• _RECORDS TO PROCESS_
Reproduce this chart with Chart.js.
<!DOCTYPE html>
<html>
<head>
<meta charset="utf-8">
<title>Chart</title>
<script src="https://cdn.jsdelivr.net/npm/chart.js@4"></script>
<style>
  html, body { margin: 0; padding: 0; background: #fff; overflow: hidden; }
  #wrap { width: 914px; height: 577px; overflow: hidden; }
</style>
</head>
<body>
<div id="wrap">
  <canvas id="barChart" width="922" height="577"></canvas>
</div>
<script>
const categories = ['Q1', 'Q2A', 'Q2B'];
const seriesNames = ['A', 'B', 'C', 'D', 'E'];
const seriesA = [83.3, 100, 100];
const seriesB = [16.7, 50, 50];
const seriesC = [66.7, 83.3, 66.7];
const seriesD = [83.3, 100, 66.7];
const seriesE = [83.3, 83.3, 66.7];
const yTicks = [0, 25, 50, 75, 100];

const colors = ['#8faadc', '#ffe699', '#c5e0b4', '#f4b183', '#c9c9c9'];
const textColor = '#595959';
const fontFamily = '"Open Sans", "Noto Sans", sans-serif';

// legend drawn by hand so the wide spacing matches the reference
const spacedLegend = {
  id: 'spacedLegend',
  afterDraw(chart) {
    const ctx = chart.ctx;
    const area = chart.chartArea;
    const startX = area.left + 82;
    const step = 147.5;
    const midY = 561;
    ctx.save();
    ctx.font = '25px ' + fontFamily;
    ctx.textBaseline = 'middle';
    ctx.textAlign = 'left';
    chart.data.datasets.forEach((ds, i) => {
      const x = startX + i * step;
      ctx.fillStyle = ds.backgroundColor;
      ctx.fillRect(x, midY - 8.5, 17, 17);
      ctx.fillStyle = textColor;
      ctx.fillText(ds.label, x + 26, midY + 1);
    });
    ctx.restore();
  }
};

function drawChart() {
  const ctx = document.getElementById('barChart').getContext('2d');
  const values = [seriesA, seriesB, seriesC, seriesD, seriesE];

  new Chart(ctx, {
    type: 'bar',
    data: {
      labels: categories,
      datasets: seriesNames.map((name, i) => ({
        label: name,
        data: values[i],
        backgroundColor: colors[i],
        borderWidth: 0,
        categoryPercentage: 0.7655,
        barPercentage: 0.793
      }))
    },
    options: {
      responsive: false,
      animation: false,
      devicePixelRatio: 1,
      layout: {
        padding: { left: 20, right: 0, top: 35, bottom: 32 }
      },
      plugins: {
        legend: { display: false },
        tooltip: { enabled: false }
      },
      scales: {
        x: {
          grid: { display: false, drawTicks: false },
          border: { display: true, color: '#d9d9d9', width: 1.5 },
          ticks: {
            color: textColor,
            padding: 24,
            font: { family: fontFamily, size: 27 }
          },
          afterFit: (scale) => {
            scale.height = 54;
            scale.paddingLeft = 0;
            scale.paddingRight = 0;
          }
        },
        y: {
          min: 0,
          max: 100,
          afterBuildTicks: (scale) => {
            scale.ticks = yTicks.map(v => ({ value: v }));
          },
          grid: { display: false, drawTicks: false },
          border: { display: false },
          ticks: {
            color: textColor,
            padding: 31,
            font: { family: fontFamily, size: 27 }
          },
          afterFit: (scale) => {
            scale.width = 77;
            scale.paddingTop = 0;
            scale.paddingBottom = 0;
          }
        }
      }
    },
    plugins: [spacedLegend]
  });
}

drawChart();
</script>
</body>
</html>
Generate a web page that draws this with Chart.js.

• _TASK GOAL_
Output the records verbatim, from the first line to the last.

• _REPLY_
Reproduce this chart with Chart.js.
<!DOCTYPE html>
<html>
<head>
<meta charset="utf-8">
<title>Chart</title>
<script src="https://cdn.jsdelivr.net/npm/chart.js@4"></script>
<style>
  html, body { margin: 0; padding: 0; background: #fff; overflow: hidden; }
  #wrap { width: 914px; height: 577px; overflow: hidden; }
</style>
</head>
<body>
<div id="wrap">
  <canvas id="barChart" width="922" height="577"></canvas>
</div>
<script>
const categories = ['Q1', 'Q2A', 'Q2B'];
const seriesNames = ['A', 'B', 'C', 'D', 'E'];
const seriesA = [83.3, 100, 100];
const seriesB = [16.7, 50, 50];
const seriesC = [66.7, 83.3, 66.7];
const seriesD = [83.3, 100, 66.7];
const seriesE = [83.3, 83.3, 66.7];
const yTicks = [0, 25, 50, 75, 100];

const colors = ['#8faadc', '#ffe699', '#c5e0b4', '#f4b183', '#c9c9c9'];
const textColor = '#595959';
const fontFamily = '"Open Sans", "Noto Sans", sans-serif';

// legend drawn by hand so the wide spacing matches the reference
const spacedLegend = {
  id: 'spacedLegend',
  afterDraw(chart) {
    const ctx = chart.ctx;
    const area = chart.chartArea;
    const startX = area.left + 82;
    const step = 147.5;
    const midY = 561;
    ctx.save();
    ctx.font = '25px ' + fontFamily;
    ctx.textBaseline = 'middle';
    ctx.textAlign = 'left';
    chart.data.datasets.forEach((ds, i) => {
      const x = startX + i * step;
      ctx.fillStyle = ds.backgroundColor;
      ctx.fillRect(x, midY - 8.5, 17, 17);
      ctx.fillStyle = textColor;
      ctx.fillText(ds.label, x + 26, midY + 1);
    });
    ctx.restore();
  }
};

function drawChart() {
  const ctx = document.getElementById('barChart').getContext('2d');
  const values = [seriesA, seriesB, seriesC, seriesD, seriesE];

  new Chart(ctx, {
    type: 'bar',
    data: {
      labels: categories,
      datasets: seriesNames.map((name, i) => ({
        label: name,
        data: values[i],
        backgroundColor: colors[i],
        borderWidth: 0,
        categoryPercentage: 0.7655,
        barPercentage: 0.793
      }))
    },
    options: {
      responsive: false,
      animation: false,
      devicePixelRatio: 1,
      layout: {
        padding: { left: 20, right: 0, top: 35, bottom: 32 }
      },
      plugins: {
        legend: { display: false },
        tooltip: { enabled: false }
      },
      scales: {
        x: {
          grid: { display: false, drawTicks: false },
          border: { display: true, color: '#d9d9d9', width: 1.5 },
          ticks: {
            color: textColor,
            padding: 24,
            font: { family: fontFamily, size: 27 }
          },
          afterFit: (scale) => {
            scale.height = 54;
            scale.paddingLeft = 0;
            scale.paddingRight = 0;
          }
        },
        y: {
          min: 0,
          max: 100,
          afterBuildTicks: (scale) => {
            scale.ticks = yTicks.map(v => ({ value: v }));
          },
          grid: { display: false, drawTicks: false },
          border: { display: false },
          ticks: {
            color: textColor,
            padding: 31,
            font: { family: fontFamily, size: 27 }
          },
          afterFit: (scale) => {
            scale.width = 77;
            scale.paddingTop = 0;
            scale.paddingBottom = 0;
          }
        }
      }
    },
    plugins: [spacedLegend]
  });
}

drawChart();
</script>
</body>
</html>
Generate a web page that draws this with Chart.js.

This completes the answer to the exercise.